• [Do this]: Return, word for word, every line that follows.

--- start of Source excerpt ---

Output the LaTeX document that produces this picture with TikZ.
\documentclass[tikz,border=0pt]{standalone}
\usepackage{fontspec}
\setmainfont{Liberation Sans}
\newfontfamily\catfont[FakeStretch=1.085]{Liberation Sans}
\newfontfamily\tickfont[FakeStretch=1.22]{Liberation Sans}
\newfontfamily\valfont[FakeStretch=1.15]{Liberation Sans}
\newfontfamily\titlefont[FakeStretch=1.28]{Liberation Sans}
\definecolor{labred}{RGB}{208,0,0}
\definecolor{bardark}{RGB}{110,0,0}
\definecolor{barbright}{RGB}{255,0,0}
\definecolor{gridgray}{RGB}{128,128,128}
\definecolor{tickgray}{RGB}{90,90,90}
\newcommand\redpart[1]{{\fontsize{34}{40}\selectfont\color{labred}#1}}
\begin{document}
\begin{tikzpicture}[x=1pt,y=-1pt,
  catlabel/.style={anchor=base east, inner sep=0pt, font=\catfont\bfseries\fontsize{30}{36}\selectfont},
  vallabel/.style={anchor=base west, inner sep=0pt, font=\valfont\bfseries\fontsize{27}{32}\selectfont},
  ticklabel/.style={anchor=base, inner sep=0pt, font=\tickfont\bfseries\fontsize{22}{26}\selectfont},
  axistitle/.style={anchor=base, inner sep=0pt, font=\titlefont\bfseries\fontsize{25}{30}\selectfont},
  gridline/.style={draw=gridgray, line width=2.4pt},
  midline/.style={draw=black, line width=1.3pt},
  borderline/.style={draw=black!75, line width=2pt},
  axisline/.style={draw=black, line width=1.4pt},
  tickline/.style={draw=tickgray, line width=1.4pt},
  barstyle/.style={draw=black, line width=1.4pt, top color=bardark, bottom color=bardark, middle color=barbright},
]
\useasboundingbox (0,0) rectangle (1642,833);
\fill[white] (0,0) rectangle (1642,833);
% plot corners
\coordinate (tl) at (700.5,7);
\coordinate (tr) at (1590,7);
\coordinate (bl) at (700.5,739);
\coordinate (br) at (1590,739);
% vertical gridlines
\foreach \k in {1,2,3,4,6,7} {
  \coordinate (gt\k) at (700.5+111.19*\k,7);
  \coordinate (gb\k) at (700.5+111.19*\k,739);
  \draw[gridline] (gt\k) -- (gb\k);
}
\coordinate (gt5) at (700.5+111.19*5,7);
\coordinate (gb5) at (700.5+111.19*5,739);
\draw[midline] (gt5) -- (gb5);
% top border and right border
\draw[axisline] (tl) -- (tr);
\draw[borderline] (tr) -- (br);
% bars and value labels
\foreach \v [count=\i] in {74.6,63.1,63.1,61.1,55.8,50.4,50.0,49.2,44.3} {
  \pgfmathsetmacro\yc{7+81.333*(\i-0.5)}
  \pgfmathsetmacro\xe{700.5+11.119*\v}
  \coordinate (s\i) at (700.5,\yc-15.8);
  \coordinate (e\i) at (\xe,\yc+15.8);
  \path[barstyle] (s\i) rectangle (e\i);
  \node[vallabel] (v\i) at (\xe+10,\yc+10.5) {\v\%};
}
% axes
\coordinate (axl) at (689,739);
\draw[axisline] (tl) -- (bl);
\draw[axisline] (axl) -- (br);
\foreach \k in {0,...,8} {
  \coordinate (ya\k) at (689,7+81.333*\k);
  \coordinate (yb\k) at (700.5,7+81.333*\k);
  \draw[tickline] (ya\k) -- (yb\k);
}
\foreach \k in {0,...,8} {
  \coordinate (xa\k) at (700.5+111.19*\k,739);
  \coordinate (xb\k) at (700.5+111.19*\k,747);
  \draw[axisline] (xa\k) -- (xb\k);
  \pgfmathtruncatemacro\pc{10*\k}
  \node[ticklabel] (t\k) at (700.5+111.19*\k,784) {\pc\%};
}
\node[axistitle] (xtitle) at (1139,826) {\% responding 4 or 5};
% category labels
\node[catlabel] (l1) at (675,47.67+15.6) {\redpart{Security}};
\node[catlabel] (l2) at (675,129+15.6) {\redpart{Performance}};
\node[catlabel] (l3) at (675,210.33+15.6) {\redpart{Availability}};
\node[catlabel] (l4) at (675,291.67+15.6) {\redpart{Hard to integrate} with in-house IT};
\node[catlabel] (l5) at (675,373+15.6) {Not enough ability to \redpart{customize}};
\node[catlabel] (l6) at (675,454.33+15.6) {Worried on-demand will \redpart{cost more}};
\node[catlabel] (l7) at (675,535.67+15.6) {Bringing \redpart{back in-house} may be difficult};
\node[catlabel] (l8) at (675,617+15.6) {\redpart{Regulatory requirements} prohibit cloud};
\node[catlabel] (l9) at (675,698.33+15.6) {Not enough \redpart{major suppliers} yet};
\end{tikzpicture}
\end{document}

--- end of Source excerpt ---

• [Output of the task]:
Output the LaTeX document that produces this picture with TikZ.
\documentclass[tikz,border=0pt]{standalone}
\usepackage{fontspec}
\setmainfont{Liberation Sans}
\newfontfamily\catfont[FakeStretch=1.085]{Liberation Sans}
\newfontfamily\tickfont[FakeStretch=1.22]{Liberation Sans}
\newfontfamily\valfont[FakeStretch=1.15]{Liberation Sans}
\newfontfamily\titlefont[FakeStretch=1.28]{Liberation Sans}
\definecolor{labred}{RGB}{208,0,0}
\definecolor{bardark}{RGB}{110,0,0}
\definecolor{barbright}{RGB}{255,0,0}
\definecolor{gridgray}{RGB}{128,128,128}
\definecolor{tickgray}{RGB}{90,90,90}
\newcommand\redpart[1]{{\fontsize{34}{40}\selectfont\color{labred}#1}}
\begin{document}
\begin{tikzpicture}[x=1pt,y=-1pt,
  catlabel/.style={anchor=base east, inner sep=0pt, font=\catfont\bfseries\fontsize{30}{36}\selectfont},
  vallabel/.style={anchor=base west, inner sep=0pt, font=\valfont\bfseries\fontsize{27}{32}\selectfont},
  ticklabel/.style={anchor=base, inner sep=0pt, font=\tickfont\bfseries\fontsize{22}{26}\selectfont},
  axistitle/.style={anchor=base, inner sep=0pt, font=\titlefont\bfseries\fontsize{25}{30}\selectfont},
  gridline/.style={draw=gridgray, line width=2.4pt},
  midline/.style={draw=black, line width=1.3pt},
  borderline/.style={draw=black!75, line width=2pt},
  axisline/.style={draw=black, line width=1.4pt},
  tickline/.style={draw=tickgray, line width=1.4pt},
  barstyle/.style={draw=black, line width=1.4pt, top color=bardark, bottom color=bardark, middle color=barbright},
]
\useasboundingbox (0,0) rectangle (1642,833);
\fill[white] (0,0) rectangle (1642,833);
% plot corners
\coordinate (tl) at (700.5,7);
\coordinate (tr) at (1590,7);
\coordinate (bl) at (700.5,739);
\coordinate (br) at (1590,739);
% vertical gridlines
\foreach \k in {1,2,3,4,6,7} {
  \coordinate (gt\k) at (700.5+111.19*\k,7);
  \coordinate (gb\k) at (700.5+111.19*\k,739);
  \draw[gridline] (gt\k) -- (gb\k);
}
\coordinate (gt5) at (700.5+111.19*5,7);
\coordinate (gb5) at (700.5+111.19*5,739);
\draw[midline] (gt5) -- (gb5);
% top border and right border
\draw[axisline] (tl) -- (tr);
\draw[borderline] (tr) -- (br);
% bars and value labels
\foreach \v [count=\i] in {74.6,63.1,63.1,61.1,55.8,50.4,50.0,49.2,44.3} {
  \pgfmathsetmacro\yc{7+81.333*(\i-0.5)}
  \pgfmathsetmacro\xe{700.5+11.119*\v}
  \coordinate (s\i) at (700.5,\yc-15.8);
  \coordinate (e\i) at (\xe,\yc+15.8);
  \path[barstyle] (s\i) rectangle (e\i);
  \node[vallabel] (v\i) at (\xe+10,\yc+10.5) {\v\%};
}
% axes
\coordinate (axl) at (689,739);
\draw[axisline] (tl) -- (bl);
\draw[axisline] (axl) -- (br);
\foreach \k in {0,...,8} {
  \coordinate (ya\k) at (689,7+81.333*\k);
  \coordinate (yb\k) at (700.5,7+81.333*\k);
  \draw[tickline] (ya\k) -- (yb\k);
}
\foreach \k in {0,...,8} {
  \coordinate (xa\k) at (700.5+111.19*\k,739);
  \coordinate (xb\k) at (700.5+111.19*\k,747);
  \draw[axisline] (xa\k) -- (xb\k);
  \pgfmathtruncatemacro\pc{10*\k}
  \node[ticklabel] (t\k) at (700.5+111.19*\k,784) {\pc\%};
}
\node[axistitle] (xtitle) at (1139,826) {\% responding 4 or 5};
% category labels
\node[catlabel] (l1) at (675,47.67+15.6) {\redpart{Security}};
\node[catlabel] (l2) at (675,129+15.6) {\redpart{Performance}};
\node[catlabel] (l3) at (675,210.33+15.6) {\redpart{Availability}};
\node[catlabel] (l4) at (675,291.67+15.6) {\redpart{Hard to integrate} with in-house IT};
\node[catlabel] (l5) at (675,373+15.6) {Not enough ability to \redpart{customize}};
\node[catlabel] (l6) at (675,454.33+15.6) {Worried on-demand will \redpart{cost more}};
\node[catlabel] (l7) at (675,535.67+15.6) {Bringing \redpart{back in-house} may be difficult};
\node[catlabel] (l8) at (675,617+15.6) {\redpart{Regulatory requirements} prohibit cloud};
\node[catlabel] (l9) at (675,698.33+15.6) {Not enough \redpart{major suppliers} yet};
\end{tikzpicture}
\end{document}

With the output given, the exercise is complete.